DATA SHOWN:

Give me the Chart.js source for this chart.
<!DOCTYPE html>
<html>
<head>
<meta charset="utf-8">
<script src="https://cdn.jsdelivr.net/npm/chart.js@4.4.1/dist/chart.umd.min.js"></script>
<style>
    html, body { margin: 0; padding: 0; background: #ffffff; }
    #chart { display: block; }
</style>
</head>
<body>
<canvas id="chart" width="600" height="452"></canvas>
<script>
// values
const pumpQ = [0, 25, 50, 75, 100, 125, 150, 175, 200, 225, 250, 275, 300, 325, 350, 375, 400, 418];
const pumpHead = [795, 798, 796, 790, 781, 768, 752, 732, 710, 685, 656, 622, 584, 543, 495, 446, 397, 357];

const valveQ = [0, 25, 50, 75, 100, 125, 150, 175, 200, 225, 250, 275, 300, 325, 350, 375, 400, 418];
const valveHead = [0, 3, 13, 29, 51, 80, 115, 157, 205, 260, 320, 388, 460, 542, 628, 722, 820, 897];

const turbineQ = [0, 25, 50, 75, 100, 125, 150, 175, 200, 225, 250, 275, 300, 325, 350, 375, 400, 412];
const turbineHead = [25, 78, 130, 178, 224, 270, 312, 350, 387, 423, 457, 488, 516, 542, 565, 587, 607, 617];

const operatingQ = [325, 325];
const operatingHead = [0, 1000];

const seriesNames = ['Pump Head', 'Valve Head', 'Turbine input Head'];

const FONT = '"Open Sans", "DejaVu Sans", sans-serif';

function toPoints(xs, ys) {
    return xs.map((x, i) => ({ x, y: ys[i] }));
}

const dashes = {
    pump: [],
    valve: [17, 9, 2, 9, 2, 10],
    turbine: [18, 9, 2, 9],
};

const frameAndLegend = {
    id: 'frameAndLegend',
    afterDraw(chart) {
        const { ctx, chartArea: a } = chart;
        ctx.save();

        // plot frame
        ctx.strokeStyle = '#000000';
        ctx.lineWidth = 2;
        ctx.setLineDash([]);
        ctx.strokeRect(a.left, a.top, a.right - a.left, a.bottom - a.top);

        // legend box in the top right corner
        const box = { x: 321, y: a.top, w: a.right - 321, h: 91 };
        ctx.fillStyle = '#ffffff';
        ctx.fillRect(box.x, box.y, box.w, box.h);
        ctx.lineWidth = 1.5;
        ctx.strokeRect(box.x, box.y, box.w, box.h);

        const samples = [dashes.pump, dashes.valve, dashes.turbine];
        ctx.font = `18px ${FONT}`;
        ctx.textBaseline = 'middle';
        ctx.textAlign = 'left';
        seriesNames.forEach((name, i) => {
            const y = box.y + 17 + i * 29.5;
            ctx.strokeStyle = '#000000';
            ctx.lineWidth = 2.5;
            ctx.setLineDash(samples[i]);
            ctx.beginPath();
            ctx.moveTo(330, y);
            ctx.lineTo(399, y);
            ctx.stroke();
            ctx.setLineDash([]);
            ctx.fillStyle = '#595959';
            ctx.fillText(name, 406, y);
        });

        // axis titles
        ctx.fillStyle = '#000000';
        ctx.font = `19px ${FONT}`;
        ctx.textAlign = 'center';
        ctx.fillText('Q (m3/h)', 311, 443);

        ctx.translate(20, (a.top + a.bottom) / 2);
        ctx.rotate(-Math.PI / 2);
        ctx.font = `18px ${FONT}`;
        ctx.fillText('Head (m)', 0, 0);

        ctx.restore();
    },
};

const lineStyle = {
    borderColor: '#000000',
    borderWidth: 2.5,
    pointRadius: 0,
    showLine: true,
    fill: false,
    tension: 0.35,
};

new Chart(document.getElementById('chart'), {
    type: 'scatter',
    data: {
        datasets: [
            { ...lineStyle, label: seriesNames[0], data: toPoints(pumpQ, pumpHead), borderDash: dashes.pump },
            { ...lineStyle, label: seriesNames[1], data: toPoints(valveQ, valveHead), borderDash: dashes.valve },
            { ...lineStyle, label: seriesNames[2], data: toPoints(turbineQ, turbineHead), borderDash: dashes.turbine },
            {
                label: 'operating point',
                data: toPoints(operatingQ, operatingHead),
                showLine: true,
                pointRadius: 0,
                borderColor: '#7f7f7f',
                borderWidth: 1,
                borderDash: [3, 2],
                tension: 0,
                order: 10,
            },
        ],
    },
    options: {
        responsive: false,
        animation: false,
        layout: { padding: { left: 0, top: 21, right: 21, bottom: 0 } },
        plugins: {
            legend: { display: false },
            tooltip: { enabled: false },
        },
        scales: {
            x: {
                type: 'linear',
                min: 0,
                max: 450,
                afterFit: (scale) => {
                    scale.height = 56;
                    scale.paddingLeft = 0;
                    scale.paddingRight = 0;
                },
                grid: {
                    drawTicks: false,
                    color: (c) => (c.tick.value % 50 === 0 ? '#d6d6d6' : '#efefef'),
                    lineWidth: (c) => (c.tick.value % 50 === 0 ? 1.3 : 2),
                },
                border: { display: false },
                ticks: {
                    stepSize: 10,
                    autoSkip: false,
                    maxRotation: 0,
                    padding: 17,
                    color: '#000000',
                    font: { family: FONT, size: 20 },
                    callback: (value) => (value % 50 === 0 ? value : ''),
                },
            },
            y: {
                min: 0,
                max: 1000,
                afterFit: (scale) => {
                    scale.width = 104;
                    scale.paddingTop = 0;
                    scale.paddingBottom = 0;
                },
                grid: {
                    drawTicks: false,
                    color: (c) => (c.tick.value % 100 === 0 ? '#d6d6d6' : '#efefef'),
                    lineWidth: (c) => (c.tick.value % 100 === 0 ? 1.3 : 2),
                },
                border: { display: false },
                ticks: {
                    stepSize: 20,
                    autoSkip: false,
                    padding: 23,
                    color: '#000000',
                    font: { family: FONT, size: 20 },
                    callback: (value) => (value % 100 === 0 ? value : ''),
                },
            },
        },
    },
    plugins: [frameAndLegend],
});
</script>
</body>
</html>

DIRECTIONS FOR THIS TASK: Each line above is to be repeated exactly.

OUTPUT FOR THIS EXERCISE:
Give me the Chart.js source for this chart.
<!DOCTYPE html>
<html>
<head>
<meta charset="utf-8">
<script src="https://cdn.jsdelivr.net/npm/chart.js@4.4.1/dist/chart.umd.min.js"></script>
<style>
    html, body { margin: 0; padding: 0; background: #ffffff; }
    #chart { display: block; }
</style>
</head>
<body>
<canvas id="chart" width="600" height="452"></canvas>
<script>
// values
const pumpQ = [0, 25, 50, 75, 100, 125, 150, 175, 200, 225, 250, 275, 300, 325, 350, 375, 400, 418];
const pumpHead = [795, 798, 796, 790, 781, 768, 752, 732, 710, 685, 656, 622, 584, 543, 495, 446, 397, 357];

const valveQ = [0, 25, 50, 75, 100, 125, 150, 175, 200, 225, 250, 275, 300, 325, 350, 375, 400, 418];
const valveHead = [0, 3, 13, 29, 51, 80, 115, 157, 205, 260, 320, 388, 460, 542, 628, 722, 820, 897];

const turbineQ = [0, 25, 50, 75, 100, 125, 150, 175, 200, 225, 250, 275, 300, 325, 350, 375, 400, 412];
const turbineHead = [25, 78, 130, 178, 224, 270, 312, 350, 387, 423, 457, 488, 516, 542, 565, 587, 607, 617];

const operatingQ = [325, 325];
const operatingHead = [0, 1000];

const seriesNames = ['Pump Head', 'Valve Head', 'Turbine input Head'];

const FONT = '"Open Sans", "DejaVu Sans", sans-serif';

function toPoints(xs, ys) {
    return xs.map((x, i) => ({ x, y: ys[i] }));
}

const dashes = {
    pump: [],
    valve: [17, 9, 2, 9, 2, 10],
    turbine: [18, 9, 2, 9],
};

const frameAndLegend = {
    id: 'frameAndLegend',
    afterDraw(chart) {
        const { ctx, chartArea: a } = chart;
        ctx.save();

        // plot frame
        ctx.strokeStyle = '#000000';
        ctx.lineWidth = 2;
        ctx.setLineDash([]);
        ctx.strokeRect(a.left, a.top, a.right - a.left, a.bottom - a.top);

        // legend box in the top right corner
        const box = { x: 321, y: a.top, w: a.right - 321, h: 91 };
        ctx.fillStyle = '#ffffff';
        ctx.fillRect(box.x, box.y, box.w, box.h);
        ctx.lineWidth = 1.5;
        ctx.strokeRect(box.x, box.y, box.w, box.h);

        const samples = [dashes.pump, dashes.valve, dashes.turbine];
        ctx.font = `18px ${FONT}`;
        ctx.textBaseline = 'middle';
        ctx.textAlign = 'left';
        seriesNames.forEach((name, i) => {
            const y = box.y + 17 + i * 29.5;
            ctx.strokeStyle = '#000000';
            ctx.lineWidth = 2.5;
            ctx.setLineDash(samples[i]);
            ctx.beginPath();
            ctx.moveTo(330, y);
            ctx.lineTo(399, y);
            ctx.stroke();
            ctx.setLineDash([]);
            ctx.fillStyle = '#595959';
            ctx.fillText(name, 406, y);
        });

        // axis titles
        ctx.fillStyle = '#000000';
        ctx.font = `19px ${FONT}`;
        ctx.textAlign = 'center';
        ctx.fillText('Q (m3/h)', 311, 443);

        ctx.translate(20, (a.top + a.bottom) / 2);
        ctx.rotate(-Math.PI / 2);
        ctx.font = `18px ${FONT}`;
        ctx.fillText('Head (m)', 0, 0);

        ctx.restore();
    },
};

const lineStyle = {
    borderColor: '#000000',
    borderWidth: 2.5,
    pointRadius: 0,
    showLine: true,
    fill: false,
    tension: 0.35,
};

new Chart(document.getElementById('chart'), {
    type: 'scatter',
    data: {
        datasets: [
            { ...lineStyle, label: seriesNames[0], data: toPoints(pumpQ, pumpHead), borderDash: dashes.pump },
            { ...lineStyle, label: seriesNames[1], data: toPoints(valveQ, valveHead), borderDash: dashes.valve },
            { ...lineStyle, label: seriesNames[2], data: toPoints(turbineQ, turbineHead), borderDash: dashes.turbine },
            {
                label: 'operating point',
                data: toPoints(operatingQ, operatingHead),
                showLine: true,
                pointRadius: 0,
                borderColor: '#7f7f7f',
                borderWidth: 1,
                borderDash: [3, 2],
                tension: 0,
                order: 10,
            },
        ],
    },
    options: {
        responsive: false,
        animation: false,
        layout: { padding: { left: 0, top: 21, right: 21, bottom: 0 } },
        plugins: {
            legend: { display: false },
            tooltip: { enabled: false },
        },
        scales: {
            x: {
                type: 'linear',
                min: 0,
                max: 450,
                afterFit: (scale) => {
                    scale.height = 56;
                    scale.paddingLeft = 0;
                    scale.paddingRight = 0;
                },
                grid: {
                    drawTicks: false,
                    color: (c) => (c.tick.value % 50 === 0 ? '#d6d6d6' : '#efefef'),
                    lineWidth: (c) => (c.tick.value % 50 === 0 ? 1.3 : 2),
                },
                border: { display: false },
                ticks: {
                    stepSize: 10,
                    autoSkip: false,
                    maxRotation: 0,
                    padding: 17,
                    color: '#000000',
                    font: { family: FONT, size: 20 },
                    callback: (value) => (value % 50 === 0 ? value : ''),
                },
            },
            y: {
                min: 0,
                max: 1000,
                afterFit: (scale) => {
                    scale.width = 104;
                    scale.paddingTop = 0;
                    scale.paddingBottom = 0;
                },
                grid: {
                    drawTicks: false,
                    color: (c) => (c.tick.value % 100 === 0 ? '#d6d6d6' : '#efefef'),
                    lineWidth: (c) => (c.tick.value % 100 === 0 ? 1.3 : 2),
                },
                border: { display: false },
                ticks: {
                    stepSize: 20,
                    autoSkip: false,
                    padding: 23,
                    color: '#000000',
                    font: { family: FONT, size: 20 },
                    callback: (value) => (value % 100 === 0 ? value : ''),
                },
            },
        },
    },
    plugins: [frameAndLegend],
});
</script>
</body>
</html>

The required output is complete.